During an inspection tour of Lankao County in central China's Henan Province from Monday to Tuesday, Xi, general secretary of the Communist Party of China (CPC) Central Committee, raised requirements for this year's anti-decadence campaign.
"The work of criticism and self-criticism should be intensified," just like "adding a bit of chili pepper to make every Party official blush and sweat a little," he said when addressing a group of grassroots officials in Lankao.
Xi also ordered that the public be allowed to lodge complaints and make criticism more boldly and openly.
In January, the CPC Central Committee launched the second round of its anti-decadence campaign in an attempt to strengthen Party-people ties and deter corrupt work styles.
The campaign also requires Party officials to check and report their own problems and mistakes while summarizing the flaws of their colleagues to disciplinary supervisors.
To highlight the significance of the campaign, each of the seven Standing Committee members of the Political Bureau of the CPC Central Committee has been allocated a county and tasked with supervising its progress during this second round.
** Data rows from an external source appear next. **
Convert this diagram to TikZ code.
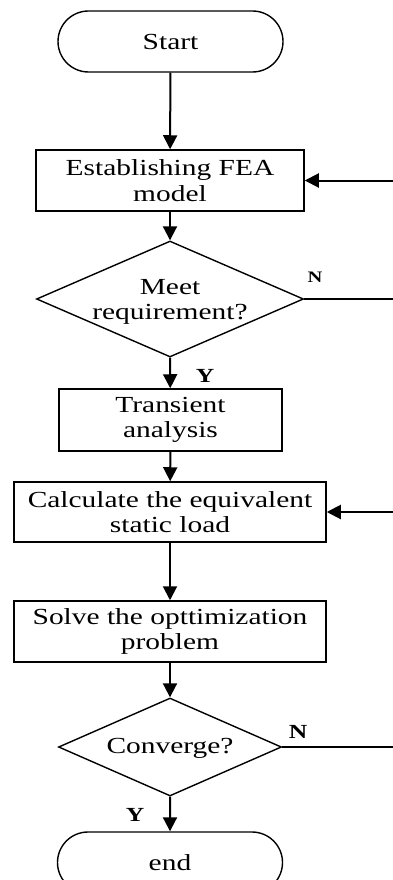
\documentclass[tikz,border=0pt]{standalone}
\usepackage{fontspec}
\setmainfont{Liberation Serif}[FakeStretch=1.28]
\usetikzlibrary{shapes.geometric,shapes.misc,arrows.meta}

\begin{document}
\begin{tikzpicture}[x=1pt,y=-1pt,
  every node/.style={font=\fontsize{23}{25.5}\selectfont},
  terminal/.style={draw, line width=1.4pt, rounded rectangle, inner sep=0pt,
    minimum width=225pt, minimum height=61pt},
  process/.style={draw, line width=1.5pt, rectangle, inner sep=0pt, align=center},
  decision/.style={draw, line width=1.4pt, diamond, inner sep=0pt},
  flow/.style={line width=2pt, -{Triangle[length=14pt,width=14pt]}},
  plain/.style={line width=1.8pt},
  yn/.style={font=\fontsize{20}{22}\selectfont\bfseries, inner sep=0pt}
]
  % page frame
  \useasboundingbox (0,0) rectangle (393,880);
  \clip (0,0) rectangle (393,880);

  % blocks
  \node[terminal] (start) at (170.5,41.5) {Start};
  \node[process, minimum width=268pt, minimum height=61pt] (fea) at (170,180.5)
    {Establishing FEA\\model};
  \node[decision, minimum width=267pt, minimum height=116pt] (meet) at (170,299) {};
  \node[align=center, inner sep=0pt] (meettxt) at (170,302) {Meet\\requirement?};
  \node[process, minimum width=223pt, minimum height=62pt] (trans) at (170.5,420)
    {Transient\\analysis};
  \node[process, minimum width=312pt, minimum height=60pt] (calc) at (170,512)
    {Calculate the equivalent\\static load};
  \node[process, minimum width=312pt, minimum height=61pt] (solve) at (170,631.5)
    {Solve the opttimization\\problem};
  \node[decision, minimum width=223pt, minimum height=98pt] (conv) at (170,747) {};
  \node[inner sep=0pt] (convtxt) at (170,748) {Converge?};
  \node[terminal] (stop) at (170,862.5) {end};

  % feedback ends at the right border
  \coordinate (r1) at (393,180.5);
  \coordinate (r2) at (393,299);
  \coordinate (r3) at (393,512);
  \coordinate (r4) at (393,747);

  % connectors
  \draw[flow] (start) -- (fea);
  \draw[flow] (r1) -- (fea.east);
  \draw[flow] (fea) -- (meet.north);
  \draw[plain] (meet.east) -- (r2);
  \draw[flow] (meet.south) -- (trans);
  \draw[flow] (trans) -- (calc);
  \draw[flow] (r3) -- (calc.east);
  \draw[flow] (calc) -- (solve);
  \draw[flow] (solve) -- (conv.north);
  \draw[plain] (conv.east) -- (r4);
  \draw[flow] (conv.south) -- (stop);

  % branch labels
  \node[yn, font=\fontsize{16}{18}\selectfont\bfseries] (n1) at (315,277) {N};
  \node[yn] (y1) at (205,376) {Y};
  \node[yn] (n2) at (298,732) {N};
  \node[yn] (y2) at (135,815) {Y};
\end{tikzpicture}
\end{document}
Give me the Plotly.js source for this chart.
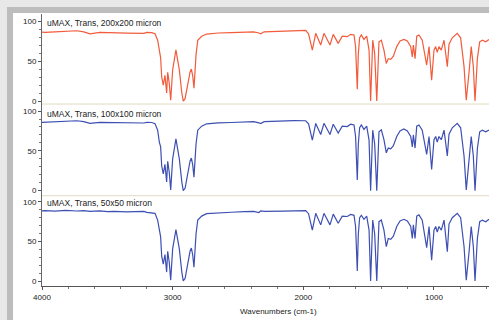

Xi has been paired with Lankao.
Recent moves by the CPC's disciplinary watchdog, including the expansion of discipline inspection arms and renewed inspection efforts show Xi's chili pepper is already being thrown into the pot, and that the action is not limited to the realm of "criticism and self-criticism."
The CPC Central Commission for Discipline Inspection (CCDI) announced on Monday that it has established three new offices, including two discipline inspection divisions and a division tasked with supervising discipline inspection officers.
The newly established discipline inspection divisions will bring the total number of such divisions in the ministry to 12.
Moreover, as an important weapon in combating corruption, the discipline inspection mechanism will have its coverage enlarged this year.
The third round of discipline inspection, inaugurated at a high-level disciplinary meeting on Saturday, will expand the subjects of graft inspection from 10 to 14, including provincial-level governments, a state-owned enterprise, a ministry and a university.
Xue Qingchao, researcher with the Party History Research Center of the CPC Central Committee, said the expansion endorses the role of inspection work and that the downfalls of several corrupt officials during previous rounds also testifies to the mechanism's efficacy.
Zhang Jun, deputy head of the CCDI, said at the Saturday meeting that there will be three rounds of discipline inspections this year, instead of two last year.
Zhang also noted that not only corrupt officials, but also their discipline inspectors, will be held accountable should graft cases emerge.
Also as part of innovations to the discipline inspection mechanism, inspectors will carry out targeted inspections from this year, banishing any tendency for such initiatives to be superficial.
This year, targeted inspections will be launched in the Ministry of Science and Technology, Shanghai-based Fudan University, and China National Cereals, Oils and Foodstuffs Corporation.
According to a work report of the CCDI, discipline inspection agencies punished about 182,000 officials nationwide in 2013, 13.3 percent more than in 2012. Thirty-one high-profile officials were investigated by the CCDI and eight of them were handed over to prosecutors.